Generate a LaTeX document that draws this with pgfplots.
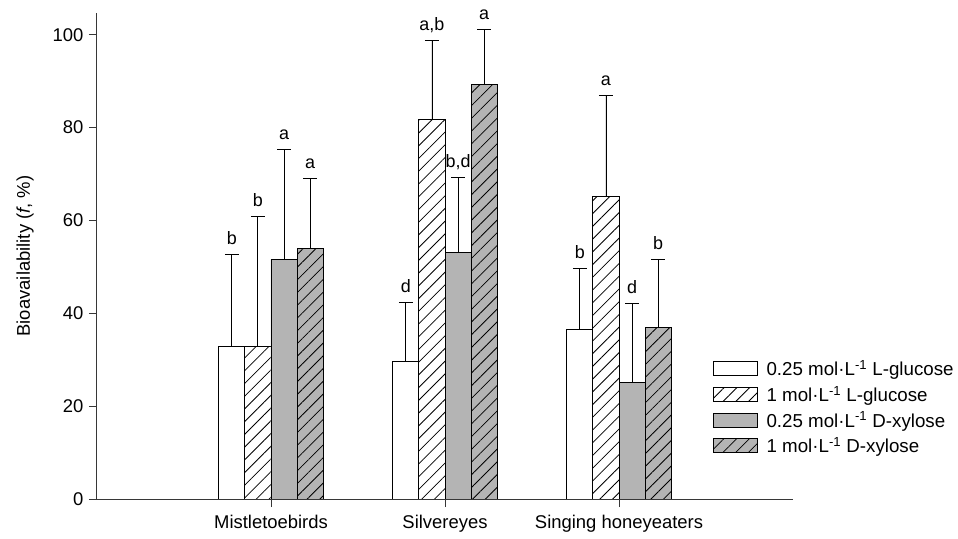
\documentclass[border=0pt]{standalone}
\usepackage{fontspec}
\setmainfont{Liberation Sans}
\usepackage{pgfplots}
\pgfplotsset{compat=1.18}
\usetikzlibrary{patterns.meta}

\definecolor{barfill}{RGB}{180,180,180}
\definecolor{axisgray}{RGB}{55,55,55}

\tikzset{hatch/.style={postaction={pattern={Lines[angle=45,distance=9bp,line width=0.8bp]},pattern color=black}}}

% bars are drawn at their own x (group centre +- offset), so error bars line up
\pgfplotsset{
  mybar/.style={ybar, bar width=0.15, bar shift=0, draw=black, line width=0.9bp,
    legend image code/.code={\draw[##1] (0bp,-7bp) rectangle (44bp,7bp);},
    error bars/y dir=plus, error bars/y explicit,
    error bars/error mark options={rotate=90, mark size=7bp, line width=0.9bp, black},
    error bars/error bar style={line width=0.9bp, black}},
}

\begin{document}
\begin{tikzpicture}
\useasboundingbox (-97bp,-40bp) rectangle (861bp,499bp);
\begin{axis}[
  scale only axis, width=696bp, height=486bp,
  xmin=0, xmax=4, ymin=0, ymax=104.7,
  axis x line=bottom, axis y line=left,
  axis line style={-, axisgray, line width=1bp},
  tick align=outside, major tick length=8bp,
  tick style={axisgray, line width=0.9bp},
  xtick={1,2,3},
  xticklabels={Mistletoebirds, Silvereyes, Singing honeyeaters},
  ytick={0,20,40,60,80,100},
  /pgf/number format/assume math mode=true,
  tick label style={font=\fontsize{18.5}{22}\selectfont},
  xticklabel style={yshift=-5bp},
  yticklabel style={xshift=-2bp},
  ylabel={Bioavailability (\textit{f}, \%)},
  every axis y label/.style={at={(rel axis cs:0,0.5)}, xshift=-72bp, rotate=90, anchor=center, font=\fontsize{18.5}{22}\selectfont},
  legend style={at={(rel axis cs:0.880,0.294)}, anchor=north west, draw=none, fill=none,
    font=\fontsize{18.8}{21}\selectfont, row sep=5bp, column sep=7bp},
  legend cell align=left,
]
\addplot[mybar, fill=white]
  coordinates {(0.775,32.8) +- (0,19.8) (1.775,29.7) +- (0,12.6) (2.775,36.6) +- (0,13.1)};
\addlegendentry{0.25 mol·L\textsuperscript{-1} L-glucose}
\addplot[mybar, fill=white, hatch]
  coordinates {(0.925,32.8) +- (0,28.0) (1.925,81.8) +- (0,17.0) (2.925,65.2) +- (0,21.7)};
\addlegendentry{1 mol·L\textsuperscript{-1} L-glucose}
\addplot[mybar, fill=barfill]
  coordinates {(1.075,51.7) +- (0,23.7) (2.075,53.2) +- (0,16.1) (3.075,25.1) +- (0,17.1)};
\addlegendentry{0.25 mol·L\textsuperscript{-1} D-xylose}
\addplot[mybar, fill=barfill, hatch]
  coordinates {(1.225,54.0) +- (0,15.0) (2.225,89.3) +- (0,11.9) (3.225,36.9) +- (0,14.8)};
\addlegendentry{1 mol·L\textsuperscript{-1} D-xylose}

% significance letters above the error bars
\addplot[draw=none, mark=none, forget plot, nodes near coords, point meta=explicit symbolic,
  nodes near coords style={anchor=base, inner sep=0pt, yshift=10bp, font=\fontsize{18}{21}\selectfont}]
  coordinates {
  (0.775,52.6) [b] (0.925,60.8) [b] (1.075,75.4) [a] (1.225,69.0) [a]
  (1.775,42.3) [d] (1.925,98.8) [{a,b}] (2.075,69.3) [{b,d}] (2.225,101.2) [a]
  (2.775,49.7) [b] (2.925,86.9) [a] (3.075,42.2) [d] (3.225,51.7) [b]
  };
\end{axis}
\end{tikzpicture}
\end{document}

···

■ Problem: Transcribe the whole listing, character for character, but not its images.

■ Finished answer:
Generate a LaTeX document that draws this with pgfplots.
\documentclass[border=0pt]{standalone}
\usepackage{fontspec}
\setmainfont{Liberation Sans}
\usepackage{pgfplots}
\pgfplotsset{compat=1.18}
\usetikzlibrary{patterns.meta}

\definecolor{barfill}{RGB}{180,180,180}
\definecolor{axisgray}{RGB}{55,55,55}

\tikzset{hatch/.style={postaction={pattern={Lines[angle=45,distance=9bp,line width=0.8bp]},pattern color=black}}}

% bars are drawn at their own x (group centre +- offset), so error bars line up
\pgfplotsset{
  mybar/.style={ybar, bar width=0.15, bar shift=0, draw=black, line width=0.9bp,
    legend image code/.code={\draw[##1] (0bp,-7bp) rectangle (44bp,7bp);},
    error bars/y dir=plus, error bars/y explicit,
    error bars/error mark options={rotate=90, mark size=7bp, line width=0.9bp, black},
    error bars/error bar style={line width=0.9bp, black}},
}

\begin{document}
\begin{tikzpicture}
\useasboundingbox (-97bp,-40bp) rectangle (861bp,499bp);
\begin{axis}[
  scale only axis, width=696bp, height=486bp,
  xmin=0, xmax=4, ymin=0, ymax=104.7,
  axis x line=bottom, axis y line=left,
  axis line style={-, axisgray, line width=1bp},
  tick align=outside, major tick length=8bp,
  tick style={axisgray, line width=0.9bp},
  xtick={1,2,3},
  xticklabels={Mistletoebirds, Silvereyes, Singing honeyeaters},
  ytick={0,20,40,60,80,100},
  /pgf/number format/assume math mode=true,
  tick label style={font=\fontsize{18.5}{22}\selectfont},
  xticklabel style={yshift=-5bp},
  yticklabel style={xshift=-2bp},
  ylabel={Bioavailability (\textit{f}, \%)},
  every axis y label/.style={at={(rel axis cs:0,0.5)}, xshift=-72bp, rotate=90, anchor=center, font=\fontsize{18.5}{22}\selectfont},
  legend style={at={(rel axis cs:0.880,0.294)}, anchor=north west, draw=none, fill=none,
    font=\fontsize{18.8}{21}\selectfont, row sep=5bp, column sep=7bp},
  legend cell align=left,
]
\addplot[mybar, fill=white]
  coordinates {(0.775,32.8) +- (0,19.8) (1.775,29.7) +- (0,12.6) (2.775,36.6) +- (0,13.1)};
\addlegendentry{0.25 mol·L\textsuperscript{-1} L-glucose}
\addplot[mybar, fill=white, hatch]
  coordinates {(0.925,32.8) +- (0,28.0) (1.925,81.8) +- (0,17.0) (2.925,65.2) +- (0,21.7)};
\addlegendentry{1 mol·L\textsuperscript{-1} L-glucose}
\addplot[mybar, fill=barfill]
  coordinates {(1.075,51.7) +- (0,23.7) (2.075,53.2) +- (0,16.1) (3.075,25.1) +- (0,17.1)};
\addlegendentry{0.25 mol·L\textsuperscript{-1} D-xylose}
\addplot[mybar, fill=barfill, hatch]
  coordinates {(1.225,54.0) +- (0,15.0) (2.225,89.3) +- (0,11.9) (3.225,36.9) +- (0,14.8)};
\addlegendentry{1 mol·L\textsuperscript{-1} D-xylose}

% significance letters above the error bars
\addplot[draw=none, mark=none, forget plot, nodes near coords, point meta=explicit symbolic,
  nodes near coords style={anchor=base, inner sep=0pt, yshift=10bp, font=\fontsize{18}{21}\selectfont}]
  coordinates {
  (0.775,52.6) [b] (0.925,60.8) [b] (1.075,75.4) [a] (1.225,69.0) [a]
  (1.775,42.3) [d] (1.925,98.8) [{a,b}] (2.075,69.3) [{b,d}] (2.225,101.2) [a]
  (2.775,49.7) [b] (2.925,86.9) [a] (3.075,42.2) [d] (3.225,51.7) [b]
  };
\end{axis}
\end{tikzpicture}
\end{document}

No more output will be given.